* **REQUIRED WORK**: From the entries below, reproduce exactly the lines from the one with "Rebuild this chart" through the one with "fit_mq = [116.0, 82.0]", both included, without images.

* **RECORDS TO PROCESS**:
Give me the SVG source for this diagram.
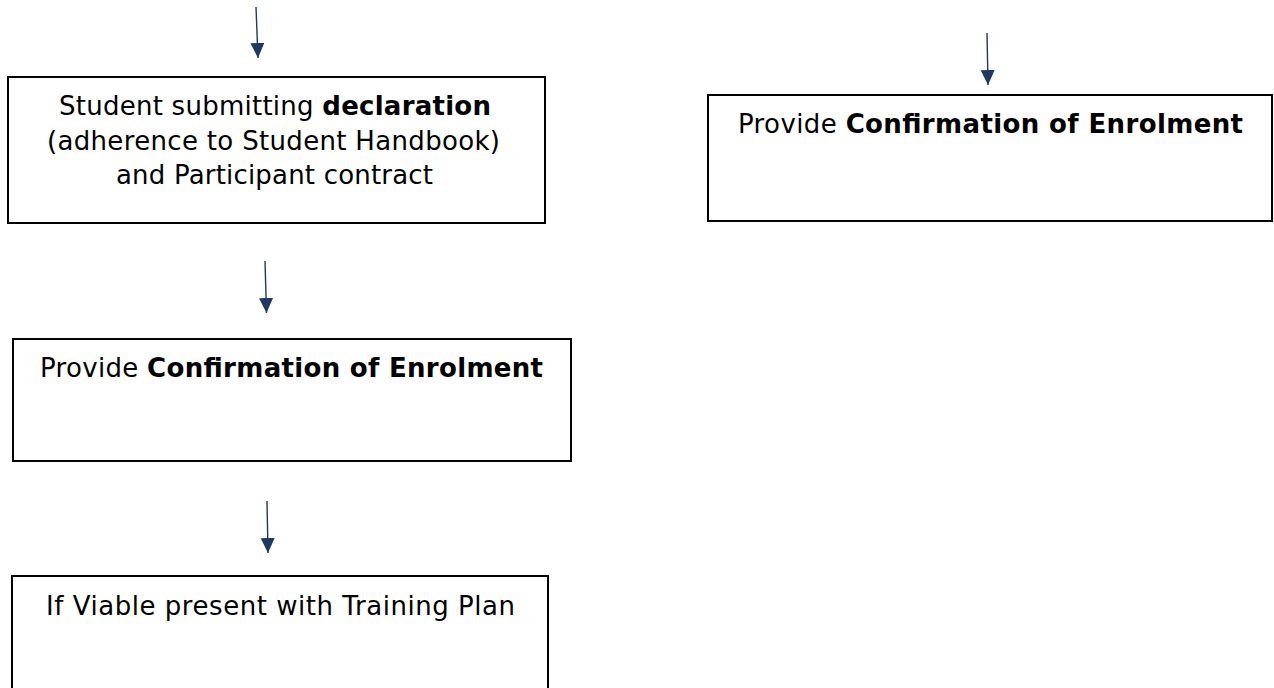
<svg xmlns="http://www.w3.org/2000/svg" width="1274" height="688" viewBox="0 0 1274 688">
<defs>
<marker id="ah" markerUnits="userSpaceOnUse" markerWidth="15" markerHeight="15" refX="15" refY="7" orient="auto">
<path d="M0,0 L15,7 L0,14 Z" fill="#1f3864"/>
</marker>
<style>
.box{fill:#fff;stroke:#000;stroke-width:2}
.t{font-family:"DejaVu Sans","Verdana",sans-serif;font-size:26px;fill:#000;text-anchor:middle}
.b{font-weight:bold}
.cn{stroke:#1f3864;stroke-width:1.4;fill:none;marker-end:url(#ah)}
</style>
</defs>
<rect width="1274" height="688" fill="#fff"/>
<g id="connectors">
<line class="cn" x1="256" y1="7" x2="258" y2="58"/>
<line class="cn" x1="987" y1="33" x2="988" y2="85"/>
<line class="cn" x1="265" y1="261" x2="266.5" y2="313"/>
<line class="cn" x1="267" y1="501" x2="268" y2="553"/>
</g>
<g id="node-declaration">
<rect class="box" x="8" y="77" width="537" height="146"/>
<text class="t" x="275" y="115" textLength="432">Student submitting <tspan class="b">declaration</tspan></text>
<text class="t" x="273.5" y="150" textLength="453">(adherence to Student Handbook)</text>
<text class="t" x="274.5" y="184" textLength="317">and Participant contract</text>
</g>
<g id="node-confirmation-right">
<rect class="box" x="708" y="95" width="564" height="126"/>
<text class="t" x="990.5" y="133" textLength="505">Provide <tspan class="b">Confirmation of Enrolment</tspan></text>
</g>
<g id="node-confirmation-left">
<rect class="box" x="13" y="339" width="558" height="122"/>
<text class="t" x="291.5" y="377" textLength="503">Provide <tspan class="b">Confirmation of Enrolment</tspan></text>
</g>
<g id="node-training-plan">
<rect class="box" x="12" y="576" width="536" height="120"/>
<text class="t" x="280.5" y="615" textLength="469">If Viable present with Training Plan</text>
</g>
</svg>
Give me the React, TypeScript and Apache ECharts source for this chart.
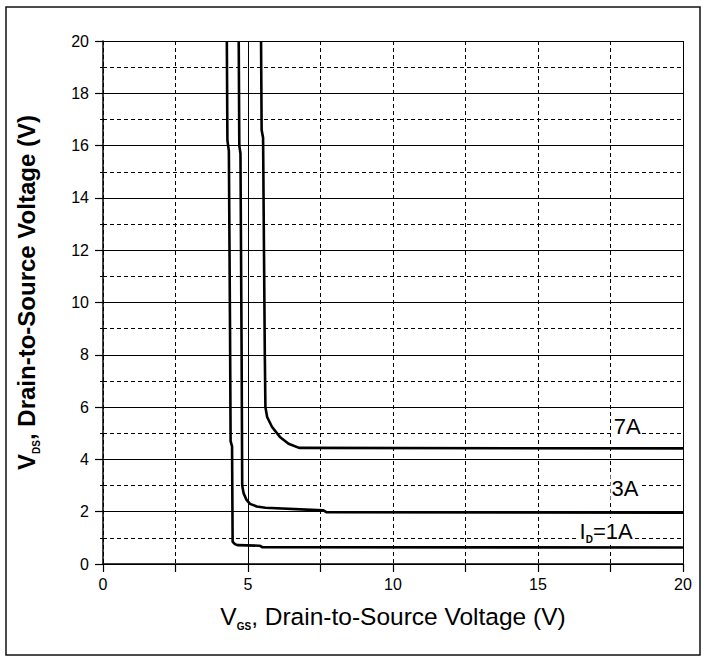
import React, { useEffect, useRef } from 'react';
import * as echarts from 'echarts';

// V_GS (x) vs V_DS (y) curves for each drain current
const curve1A: [number, number][] = [
  [4.27, 20], [4.29, 16.2], [4.34, 15.8], [4.38, 9.0], [4.40, 4.7], [4.45, 4.5],
  [4.47, 0.85], [4.55, 0.76], [4.65, 0.72], [5.40, 0.70], [5.50, 0.64], [20, 0.63],
];
const curve3A: [number, number][] = [
  [4.68, 20], [4.70, 16.0], [4.74, 15.7], [4.78, 8.0], [4.80, 3.0], [4.85, 2.7],
  [4.95, 2.45], [5.07, 2.30], [5.30, 2.20], [5.60, 2.15], [7.60, 2.05], [7.70, 1.98], [20, 1.96],
];
const curve7A: [number, number][] = [
  [5.45, 20], [5.47, 16.6], [5.52, 16.3], [5.58, 8.0], [5.60, 6.0], [5.66, 5.62],
  [5.83, 5.24], [6.10, 4.86], [6.40, 4.60], [6.76, 4.44], [20, 4.42],
];
const curves = [curve1A, curve3A, curve7A];

const curveLabels = ['{a|I}{s|D}{a|=1A}', '{a|3A}', '{a|7A}'];
const labelX = [17.35, 18.0, 18.08];
const labelY = [1.26, 2.9, 5.26];

const xTickLabels = ['0', '5', '10', '15', '20'];
const yTickLabels = ['0', '2', '4', '6', '8', '10', '12', '14', '16', '18', '20'];

const FONT = '"Liberation Sans", Arial, sans-serif';

export default function App() {
  const ref = useRef<HTMLDivElement>(null);
  useEffect(() => {
    if (!ref.current) return;
    const chart = echarts.init(ref.current, undefined, { renderer: 'svg' });
    const lineSeries: any[] = curves.map((c, i) => ({
      type: 'line',
      data: c,
      showSymbol: false,
      symbol: 'none',
      lineStyle: { color: '#000', width: 2.6 },
      z: 3,
      ...(i === 0
        ? {
            markLine: {
              silent: true,
              symbol: ['none', 'none'],
              label: { show: false },
              lineStyle: { type: 'solid', color: '#000', width: 1 },
              data: [{ xAxis: 5 }, { xAxis: 20 }],
            },
          }
        : {}),
    }));
    const option: any = {
      animation: false,
      backgroundColor: '#fff',
      grid: { left: 103, top: 41, right: 24, bottom: 97 },
      xAxis: {
        type: 'value',
        min: 0,
        max: 20,
        interval: 2.5,
        name: '{v|V}{s|GS}{n|, Drain-to-Source Voltage (V)}',
        nameLocation: 'middle',
        nameGap: 37,
        nameTextStyle: {
          rich: {
            v: { fontSize: 24.5, fontFamily: FONT, color: '#000', lineHeight: 30 },
            s: { fontSize: 10, fontFamily: FONT, fontWeight: 'bold', color: '#000', verticalAlign: 'bottom', lineHeight: 12 },
            n: { fontSize: 24.5, fontFamily: FONT, color: '#000', lineHeight: 30 },
          },
        },
        axisLine: { lineStyle: { color: '#000', width: 1.5 } },
        axisTick: { show: true, length: 8, lineStyle: { color: '#000', width: 1.2 } },
        axisLabel: {
          margin: 12,
          fontSize: 16,
          fontFamily: FONT,
          color: '#000',
          formatter: (v: number) => {
            const idx = xTickLabels.indexOf(String(v));
            return idx >= 0 ? xTickLabels[idx] : '';
          },
        },
        splitLine: { show: true, lineStyle: { type: [4, 3], color: '#000', width: 1 } },
      },
      yAxis: [
        {
          type: 'value',
          min: 0,
          max: 20,
          interval: 2,
          position: 'left',
          name: '{v|V}{s|DS}{n|, Drain-to-Source Voltage (V)}',
          nameLocation: 'middle',
          nameRotate: 90,
          nameGap: 62,
          nameTextStyle: {
            padding: [0, 0, 0, 20],
            rich: {
              v: { fontSize: 24, fontWeight: 'bold', fontFamily: FONT, color: '#000', lineHeight: 30 },
              s: { fontSize: 10, fontWeight: 'bold', fontFamily: FONT, color: '#000', verticalAlign: 'bottom', lineHeight: 12 },
              n: { fontSize: 24, fontWeight: 'bold', fontFamily: FONT, color: '#000', lineHeight: 30 },
            },
          },
          axisLine: { show: true, lineStyle: { color: '#000', width: 1.5 } },
          axisTick: { show: true, length: 8, lineStyle: { color: '#000', width: 1.2 } },
          axisLabel: {
            margin: 14,
            fontSize: 16,
            fontFamily: FONT,
            color: '#000',
            formatter: (v: number) => {
              const idx = yTickLabels.indexOf(String(v));
              return idx >= 0 ? yTickLabels[idx] : '';
            },
          },
          splitLine: { show: true, lineStyle: { type: 'solid', color: '#000', width: 1 } },
        },
        {
          type: 'value',
          min: 0,
          max: 20,
          interval: 1,
          position: 'left',
          axisLine: { show: false },
          axisTick: { show: true, length: 3, lineStyle: { color: '#000', width: 1 } },
          axisLabel: { show: false },
          splitLine: { show: true, lineStyle: { type: [4, 3], color: '#000', width: 1 } },
        },
      ],
      graphic: [
        {
          type: 'rect',
          shape: { x: 6, y: 7, width: 694, height: 648 },
          style: { fill: 'none', stroke: '#111', lineWidth: 1.5 },
          silent: true,
          z: 100,
        },
      ],
      series: [
        ...lineSeries,
        {
          type: 'scatter',
          symbolSize: 0,
          itemStyle: { color: '#000' },
          z: 10,
          data: labelX.map((x, i) => [x, labelY[i]]),
          label: {
            show: true,
            position: 'inside',
            color: '#000',
            textBorderWidth: 0,
            opacity: 1,
            formatter: (p: any) => curveLabels[p.dataIndex],
            backgroundColor: '#fff',
            padding: [0, 1],
            rich: {
              a: { fontSize: 22, fontFamily: FONT, color: '#000', lineHeight: 26, textBorderWidth: 0 },
              s: { fontSize: 10, fontWeight: 'bold', fontFamily: FONT, color: '#000', verticalAlign: 'bottom', lineHeight: 12, textBorderWidth: 0 },
            },
          },
        },
      ],
    };
    chart.setOption(option);
    return () => chart.dispose();
  }, []);
  return (
    <div
      ref={ref}
      style={{ position: 'fixed', left: 0, top: 0, width: 707, height: 661, background: '#fff' }}
    />
  );
}
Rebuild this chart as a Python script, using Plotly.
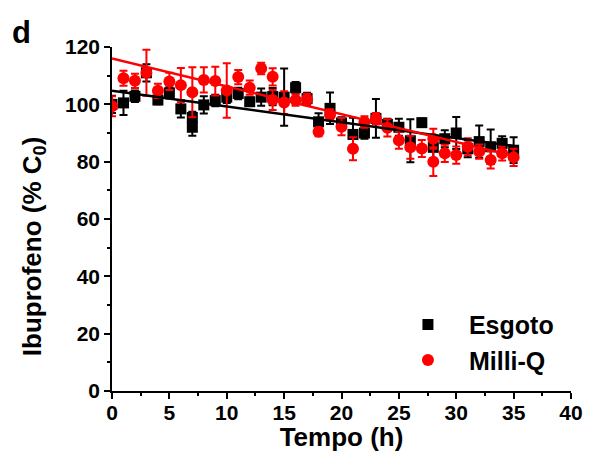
import plotly.graph_objects as go

# Esgoto (black squares)
t_esg = [0, 1, 2, 3, 4, 5, 6, 7, 7, 8, 9, 10, 11, 12, 13, 14, 15, 16, 17, 18,
         19, 20, 21, 22, 23, 24, 25, 26, 27, 28, 29, 30, 31, 32, 33, 34, 35]
y_esg = [100.0, 100.5, 102.8, 111.0, 101.5, 104.0, 98.4, 95.4, 92.0, 99.8, 101.3,
         102.5, 103.8, 100.9, 102.5, 102.7, 102.5, 105.8, 102.0, 93.9, 98.6, 93.5,
         89.5, 90.0, 95.1, 93.0, 92.0, 87.3, 93.6, 85.0, 88.0, 90.0, 84.5, 87.0,
         85.2, 86.4, 84.0]
e_esg = [3.0, 4.2, 2.0, 3.0, 1.5, 2.0, 3.0, 2.0, 3.0, 3.0, 2.0, 2.0, 2.0, 1.5,
         3.0, 3.0, 10.0, 2.0, 2.0, 3.0, 5.5, 2.0, 5.8, 2.0, 6.8, 2.0, 3.0, 7.5,
         1.5, 4.0, 3.0, 5.6, 3.0, 5.6, 6.0, 2.5, 4.5]

# Milli-Q (red circles)
t_mq = [0, 1, 2, 3, 4, 5, 6, 7, 8, 9, 10, 11, 12, 13, 14, 14, 15, 16, 17, 18,
        19, 20, 21, 22, 23, 24, 25, 26, 27, 28, 28, 29, 30, 31, 32, 33, 34, 35]
y_mq = [99.3, 109.1, 108.2, 111.0, 104.7, 108.0, 106.7, 104.2, 108.5, 108.1,
        104.8, 109.5, 105.8, 112.5, 109.6, 101.5, 100.6, 101.5, 101.7, 90.4,
        96.3, 92.2, 84.5, 93.8, 95.0, 91.8, 87.5, 85.0, 84.6, 88.0, 80.0, 82.9,
        82.3, 85.2, 83.5, 80.6, 82.9, 81.5]
e_mq = [3.5, 2.6, 2.5, 8.0, 2.5, 3.0, 6.0, 8.7, 4.4, 5.0, 9.5, 2.5, 2.5, 2.0,
        3.0, 3.5, 4.0, 2.0, 2.0, 1.5, 2.0, 3.0, 4.0, 2.0, 2.0, 3.0, 3.0, 4.0,
        3.0, 3.5, 5.0, 3.0, 3.0, 3.0, 2.5, 3.0, 2.5, 3.0]

# Fitted lines (endpoints)
fit_t = [0, 35]
fit_esg = [104.7, 85.5]
fit_mq = [116.0, 82.0]

x_ticks = [0, 5, 10, 15, 20, 25, 30, 35, 40]
y_ticks = [0, 20, 40, 60, 80, 100, 120]

FONT = "Liberation Sans"

fig = go.Figure()

fig.add_trace(go.Scatter(
    x=t_esg, y=y_esg, mode="markers", name="<b>Esgoto</b>",
    marker=dict(symbol="square", size=11, color="black"),
    error_y=dict(type="data", array=e_esg, color="black", thickness=2, width=4),
))
fig.add_trace(go.Scatter(
    x=t_mq, y=y_mq, mode="markers", name="<b>Milli-Q</b>",
    marker=dict(symbol="circle", size=12, color="#ff0000"),
    error_y=dict(type="data", array=e_mq, color="#ff0000", thickness=2, width=4),
))
fig.add_trace(go.Scatter(
    x=fit_t, y=fit_esg, mode="lines", showlegend=False,
    line=dict(color="black", width=2.5),
))
fig.add_trace(go.Scatter(
    x=fit_t, y=fit_mq, mode="lines", showlegend=False,
    line=dict(color="#ff0000", width=2.5),
))

axis_common = dict(
    showline=True, linecolor="black", linewidth=1.5, mirror=False,
    showgrid=False, zeroline=False, automargin=False,
    ticks="outside", ticklen=6, tickwidth=1.5, tickcolor="black",
    tickfont=dict(family=FONT, size=21, color="black", weight="bold"),
)

fig.update_xaxes(
    range=[0, 40], tickvals=x_ticks, ticktext=[f"<b>{v}</b>" for v in x_ticks],
    minor=dict(dtick=2.5, ticks="outside", ticklen=3, tickwidth=1.5, tickcolor="black"),
    ticklabelstandoff=-4,
    title=dict(text="<b>Tempo (h)</b>", font=dict(family=FONT, size=26, color="black"), standoff=0),
    **axis_common,
)
fig.update_yaxes(
    range=[0, 120], tickvals=y_ticks, ticktext=[f"<b>{v}</b>" for v in y_ticks],
    minor=dict(dtick=10, ticks="outside", ticklen=3, tickwidth=1.5, tickcolor="black"),
    **axis_common,
)

fig.update_layout(
    width=589, height=452,
    margin=dict(l=112, r=18, t=47, b=61),
    paper_bgcolor="white", plot_bgcolor="white",
    font=dict(family=FONT, color="black"),
    legend=dict(
        x=0.599, y=0.142, xanchor="left", yanchor="middle",
        font=dict(family=FONT, size=25, color="black"),
        bgcolor="rgba(0,0,0,0)", itemwidth=72,
    ),
    annotations=[
        dict(
            text="<b>d</b>", xref="paper", yref="paper", x=-0.222, y=1.1,
            xanchor="left", yanchor="top", showarrow=False,
            font=dict(family=FONT, size=31, color="black"),
        ),
        dict(
            text="<b>Ibuprofeno (% C<sub>0</sub>)</b>", xref="paper", yref="paper",
            x=-0.172, y=0.421, xanchor="center", yanchor="middle", textangle=-90,
            showarrow=False, font=dict(family=FONT, size=26, color="black"),
        ),
    ],
)

fig.write_html(
    "out.html",
    config={"displayModeBar": False},
    post_script="document.body.style.margin='0';document.body.style.overflow='hidden';",
)
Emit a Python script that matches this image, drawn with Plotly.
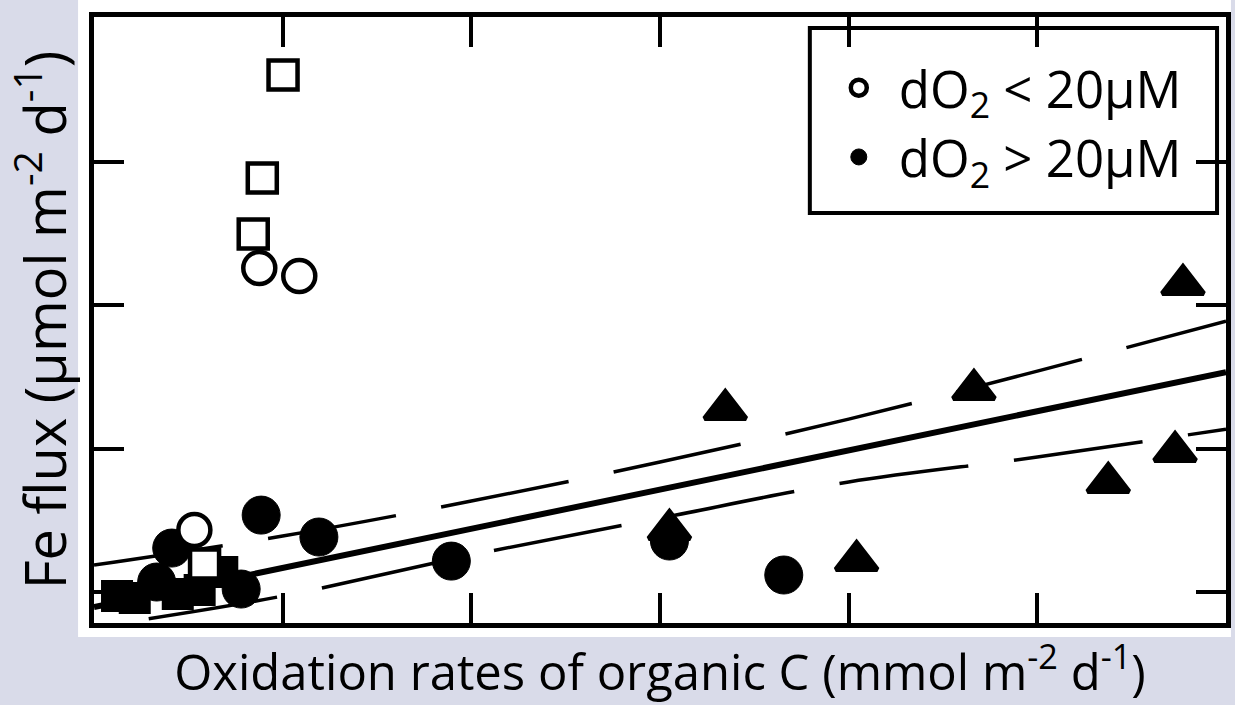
import plotly.graph_objects as go

# ---- data ----
open_sq_x = [5.01, 4.46, 4.22, 2.93]
open_sq_y = [36.08, 28.89, 24.98, 1.95]
fill_sq_x = [0.61, 1.08, 2.22, 2.80, 3.40]
fill_sq_y = [-0.28, -0.42, -0.14, 0.14, 1.40]
open_ci_x = [4.38, 5.44, 2.66]
open_ci_y = [22.61, 22.05, 4.33]
fill_ci_x = [4.43, 5.96, 9.47, 15.25, 18.28, 3.90, 2.06, 1.66]
fill_ci_y = [5.37, 3.84, 2.16, 3.56, 1.19, 0.21, 3.07, 0.70]
tri_x = [16.73, 23.32, 28.86, 28.65, 26.88, 20.21, 15.25]
tri_y = [12.74, 14.13, 21.46, 9.80, 7.64, 2.20, 4.36]
fit_x = [0, 30]
fit_y = [-1.05, 15.35]
upper_x = [0, 5, 10, 15, 20, 25, 30]
upper_y = [1.88, 3.91, 6.35, 9.07, 12.07, 15.42, 18.91]
lower_x = [1.45, 5, 10, 15, 20, 25, 30]
lower_y = [-1.86, -0.28, 2.58, 5.16, 7.68, 9.42, 11.37]
x_ticks = [5, 10, 15, 20, 25]
y_ticks = [0, 10, 20, 30]
legend_labels = ["dO<sub>2</sub> &lt; 20µM", "dO<sub>2</sub> &gt; 20µM"]
x_title = "Oxidation rates of organic C (mmol m<sup>-2</sup> d<sup>-1</sup>)"
y_title = "Fe flux (µmol m<sup>-2</sup> d<sup>-1</sup>)"

FONT = "Open Sans"
fig = go.Figure()

fig.add_trace(go.Scatter(x=upper_x, y=upper_y, mode="lines", showlegend=False,
                         line=dict(color="black", width=3.5, dash="130px,46px", shape="spline")))
fig.add_trace(go.Scatter(x=lower_x, y=lower_y, mode="lines", showlegend=False,
                         line=dict(color="black", width=3.5, dash="130px,46px", shape="spline")))
fig.add_trace(go.Scatter(x=fit_x, y=fit_y, mode="lines", showlegend=False,
                         line=dict(color="black", width=6)))

fig.add_trace(go.Scatter(x=tri_x, y=tri_y, mode="markers", showlegend=False,
                         marker=dict(symbol="triangle-up", size=36, color="black",
                                     line=dict(color="black", width=5))))
fig.add_trace(go.Scatter(x=fill_sq_x, y=fill_sq_y, mode="markers", showlegend=False,
                         marker=dict(symbol="square", size=30, color="black",
                                     line=dict(color="black", width=2))))
fig.add_trace(go.Scatter(x=fill_ci_x, y=fill_ci_y, mode="markers", name=legend_labels[1],
                         legendrank=2,
                         marker=dict(symbol="circle", size=38, color="black",
                                     line=dict(color="black", width=1))))
fig.add_trace(go.Scatter(x=open_sq_x, y=open_sq_y, mode="markers", showlegend=False,
                         marker=dict(symbol="square", size=29, color="white",
                                     line=dict(color="black", width=4.5))))
fig.add_trace(go.Scatter(x=open_ci_x, y=open_ci_y, mode="markers", name=legend_labels[0],
                         legendrank=1,
                         marker=dict(symbol="circle", size=32, color="white",
                                     line=dict(color="black", width=4.5))))

L, R, T, B = 94, 4, 17, 82
W, H = 1235, 705
pw, ph = W - L - R, H - T - B

def px_x(p):
    return (p - L) / pw

def px_y(p):
    return (H - B - p) / ph

fig.add_shape(type="rect", xref="paper", yref="paper", layer="below",
              x0=px_x(78), x1=px_x(1236), y0=px_y(637), y1=px_y(-1),
              fillcolor="white", line=dict(width=0))
fig.add_shape(type="rect", xref="paper", yref="paper", layer="above",
              x0=px_x(813), x1=px_x(1222), y0=px_y(213), y1=px_y(28),
              fillcolor="rgba(0,0,0,0)", line=dict(color="black", width=4))

axis_common = dict(showgrid=False, zeroline=False, showticklabels=False,
                   ticks="inside", ticklen=30, tickwidth=4, tickcolor="black",
                   showline=True, linewidth=5, linecolor="black", mirror="ticks")

fig.update_layout(
    width=W, height=H,
    margin=dict(l=L, r=R, t=T, b=B),
    paper_bgcolor="#d9dbe9",
    plot_bgcolor="white",
    xaxis=dict(range=[0, 30], tickvals=x_ticks,
               title=dict(text=x_title, font=dict(family=FONT, size=49, color="black"),
                          standoff=30),
               **axis_common),
    yaxis=dict(range=[-2.16, 40.13], tickvals=y_ticks,
               title=dict(text=y_title, font=dict(family=FONT, size=56, color="black"),
                          standoff=10),
               **axis_common),
    legend=dict(x=px_x(822), y=px_y(48), xanchor="left", yanchor="top",
                bgcolor="rgba(0,0,0,0)", borderwidth=0,
                font=dict(family=FONT, size=51, color="black"),
                itemwidth=70, traceorder="normal"),
    showlegend=True,
)

fig.write_html("out.html")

* **RESULT**:
Rebuild this chart as a Python script, using Plotly.
import plotly.graph_objects as go

# Esgoto (black squares)
t_esg = [0, 1, 2, 3, 4, 5, 6, 7, 7, 8, 9, 10, 11, 12, 13, 14, 15, 16, 17, 18,
         19, 20, 21, 22, 23, 24, 25, 26, 27, 28, 29, 30, 31, 32, 33, 34, 35]
y_esg = [100.0, 100.5, 102.8, 111.0, 101.5, 104.0, 98.4, 95.4, 92.0, 99.8, 101.3,
         102.5, 103.8, 100.9, 102.5, 102.7, 102.5, 105.8, 102.0, 93.9, 98.6, 93.5,
         89.5, 90.0, 95.1, 93.0, 92.0, 87.3, 93.6, 85.0, 88.0, 90.0, 84.5, 87.0,
         85.2, 86.4, 84.0]
e_esg = [3.0, 4.2, 2.0, 3.0, 1.5, 2.0, 3.0, 2.0, 3.0, 3.0, 2.0, 2.0, 2.0, 1.5,
         3.0, 3.0, 10.0, 2.0, 2.0, 3.0, 5.5, 2.0, 5.8, 2.0, 6.8, 2.0, 3.0, 7.5,
         1.5, 4.0, 3.0, 5.6, 3.0, 5.6, 6.0, 2.5, 4.5]

# Milli-Q (red circles)
t_mq = [0, 1, 2, 3, 4, 5, 6, 7, 8, 9, 10, 11, 12, 13, 14, 14, 15, 16, 17, 18,
        19, 20, 21, 22, 23, 24, 25, 26, 27, 28, 28, 29, 30, 31, 32, 33, 34, 35]
y_mq = [99.3, 109.1, 108.2, 111.0, 104.7, 108.0, 106.7, 104.2, 108.5, 108.1,
        104.8, 109.5, 105.8, 112.5, 109.6, 101.5, 100.6, 101.5, 101.7, 90.4,
        96.3, 92.2, 84.5, 93.8, 95.0, 91.8, 87.5, 85.0, 84.6, 88.0, 80.0, 82.9,
        82.3, 85.2, 83.5, 80.6, 82.9, 81.5]
e_mq = [3.5, 2.6, 2.5, 8.0, 2.5, 3.0, 6.0, 8.7, 4.4, 5.0, 9.5, 2.5, 2.5, 2.0,
        3.0, 3.5, 4.0, 2.0, 2.0, 1.5, 2.0, 3.0, 4.0, 2.0, 2.0, 3.0, 3.0, 4.0,
        3.0, 3.5, 5.0, 3.0, 3.0, 3.0, 2.5, 3.0, 2.5, 3.0]

# Fitted lines (endpoints)
fit_t = [0, 35]
fit_esg = [104.7, 85.5]
fit_mq = [116.0, 82.0]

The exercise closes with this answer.